I normally don't have a fixed exit point in mind because it depends on what new information becomes available in the future and what other opportunities are available at that time. So it's really hard for me to answer your question. But just as a hypothetical, if the stock jumped to $4/share tomorrow and I could find no new relevant information that changed my estimate of intrinsic value (~$5/share) or the probabilities of the various strategic review outcomes discussed in the article, then I'd certainly consider at least trimming my position. I'd just like to re-emphasize, however, that this answer only applies to the case where no new information (neither positive nor negative) has become available.

- Adam
Mysticdrew premium member - 1 year ago
Great article. Curious, how did you come up with the 6 week time frame and how confident are you on that?

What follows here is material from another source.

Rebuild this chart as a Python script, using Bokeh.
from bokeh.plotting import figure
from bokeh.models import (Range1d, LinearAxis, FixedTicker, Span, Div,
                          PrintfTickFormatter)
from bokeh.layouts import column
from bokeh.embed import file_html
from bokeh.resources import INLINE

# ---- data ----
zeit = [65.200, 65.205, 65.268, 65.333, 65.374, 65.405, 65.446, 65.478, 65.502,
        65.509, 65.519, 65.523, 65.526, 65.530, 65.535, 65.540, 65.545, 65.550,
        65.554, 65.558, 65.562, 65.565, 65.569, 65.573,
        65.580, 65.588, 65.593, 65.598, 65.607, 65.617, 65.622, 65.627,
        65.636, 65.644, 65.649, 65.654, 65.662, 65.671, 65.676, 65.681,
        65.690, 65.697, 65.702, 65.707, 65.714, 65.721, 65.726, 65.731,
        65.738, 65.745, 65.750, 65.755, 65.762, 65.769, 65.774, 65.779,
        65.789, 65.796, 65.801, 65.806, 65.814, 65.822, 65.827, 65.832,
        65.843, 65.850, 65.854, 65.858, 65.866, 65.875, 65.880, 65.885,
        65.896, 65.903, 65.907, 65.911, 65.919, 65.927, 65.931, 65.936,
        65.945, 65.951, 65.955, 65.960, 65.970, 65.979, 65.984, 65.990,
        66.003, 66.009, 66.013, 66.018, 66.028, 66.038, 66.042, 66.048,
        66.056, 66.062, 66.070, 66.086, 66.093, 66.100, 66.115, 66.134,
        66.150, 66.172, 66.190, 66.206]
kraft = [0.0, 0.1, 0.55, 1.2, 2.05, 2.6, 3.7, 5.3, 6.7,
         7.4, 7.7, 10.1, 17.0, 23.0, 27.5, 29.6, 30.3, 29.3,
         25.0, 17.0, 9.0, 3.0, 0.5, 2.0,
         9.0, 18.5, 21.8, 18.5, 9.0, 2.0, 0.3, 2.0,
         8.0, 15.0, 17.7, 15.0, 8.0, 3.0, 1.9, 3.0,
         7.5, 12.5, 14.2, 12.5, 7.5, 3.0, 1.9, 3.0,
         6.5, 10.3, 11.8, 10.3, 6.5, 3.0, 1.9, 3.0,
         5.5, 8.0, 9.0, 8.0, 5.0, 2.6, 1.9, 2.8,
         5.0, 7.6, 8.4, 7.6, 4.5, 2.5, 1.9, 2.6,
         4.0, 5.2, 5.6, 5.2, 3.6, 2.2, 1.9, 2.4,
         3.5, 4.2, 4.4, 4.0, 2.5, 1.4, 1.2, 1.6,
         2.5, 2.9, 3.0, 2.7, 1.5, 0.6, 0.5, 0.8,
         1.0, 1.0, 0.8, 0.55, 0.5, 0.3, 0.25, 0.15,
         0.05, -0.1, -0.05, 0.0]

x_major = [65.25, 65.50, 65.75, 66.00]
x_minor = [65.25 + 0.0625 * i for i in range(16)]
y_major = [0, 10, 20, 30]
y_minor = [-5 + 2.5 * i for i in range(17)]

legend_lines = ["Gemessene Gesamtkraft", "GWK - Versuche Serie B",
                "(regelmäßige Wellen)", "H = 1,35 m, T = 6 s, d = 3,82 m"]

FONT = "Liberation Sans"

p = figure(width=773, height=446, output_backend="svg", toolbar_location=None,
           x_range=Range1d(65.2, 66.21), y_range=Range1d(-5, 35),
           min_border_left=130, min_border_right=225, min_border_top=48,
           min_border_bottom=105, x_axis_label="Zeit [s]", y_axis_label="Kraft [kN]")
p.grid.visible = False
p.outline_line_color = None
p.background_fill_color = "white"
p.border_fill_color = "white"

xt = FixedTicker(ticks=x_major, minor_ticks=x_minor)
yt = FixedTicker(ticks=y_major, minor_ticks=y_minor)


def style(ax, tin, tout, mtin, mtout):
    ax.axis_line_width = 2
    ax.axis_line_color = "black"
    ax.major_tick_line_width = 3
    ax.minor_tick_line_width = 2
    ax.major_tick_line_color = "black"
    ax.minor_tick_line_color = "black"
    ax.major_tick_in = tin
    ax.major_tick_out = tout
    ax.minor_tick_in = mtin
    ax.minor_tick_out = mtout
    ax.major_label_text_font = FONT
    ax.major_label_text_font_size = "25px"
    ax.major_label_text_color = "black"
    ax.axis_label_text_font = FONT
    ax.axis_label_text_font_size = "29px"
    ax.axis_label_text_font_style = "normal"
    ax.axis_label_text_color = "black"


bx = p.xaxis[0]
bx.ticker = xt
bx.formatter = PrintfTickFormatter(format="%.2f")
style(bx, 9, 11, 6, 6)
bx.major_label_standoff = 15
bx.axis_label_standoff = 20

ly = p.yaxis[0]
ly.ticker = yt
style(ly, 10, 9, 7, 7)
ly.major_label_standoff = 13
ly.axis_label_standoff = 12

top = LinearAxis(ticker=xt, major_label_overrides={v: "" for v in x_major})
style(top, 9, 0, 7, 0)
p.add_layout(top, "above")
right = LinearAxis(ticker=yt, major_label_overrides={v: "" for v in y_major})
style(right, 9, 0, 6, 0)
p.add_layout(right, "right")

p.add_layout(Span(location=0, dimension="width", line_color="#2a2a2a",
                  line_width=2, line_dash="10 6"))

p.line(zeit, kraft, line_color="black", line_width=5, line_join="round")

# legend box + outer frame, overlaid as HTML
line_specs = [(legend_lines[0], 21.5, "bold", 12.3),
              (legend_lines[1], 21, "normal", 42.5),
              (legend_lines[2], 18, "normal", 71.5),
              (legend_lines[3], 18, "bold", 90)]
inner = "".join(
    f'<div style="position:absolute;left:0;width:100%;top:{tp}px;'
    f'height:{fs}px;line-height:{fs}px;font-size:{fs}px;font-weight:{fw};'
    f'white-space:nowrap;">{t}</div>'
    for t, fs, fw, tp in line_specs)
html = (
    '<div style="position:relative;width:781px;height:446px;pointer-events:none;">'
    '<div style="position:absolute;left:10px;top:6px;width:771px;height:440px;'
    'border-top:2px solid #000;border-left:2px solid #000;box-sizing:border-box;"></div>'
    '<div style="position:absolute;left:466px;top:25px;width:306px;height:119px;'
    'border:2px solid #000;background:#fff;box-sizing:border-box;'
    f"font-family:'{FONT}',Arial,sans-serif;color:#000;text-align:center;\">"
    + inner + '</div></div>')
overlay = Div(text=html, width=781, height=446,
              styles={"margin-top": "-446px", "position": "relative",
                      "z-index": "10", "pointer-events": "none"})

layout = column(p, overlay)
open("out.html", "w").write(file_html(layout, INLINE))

Aagold premium member - 1 year ago


I discussed that in the article under the section, "Why is a Successful Outcome Likely?". First of all, it normally takes around 3 months for these types of reviews to complete, and this one started on May 3. This timeframe is also indicated by the various dates given in the Scotia Waterous document, particularly the July 1 "effective date".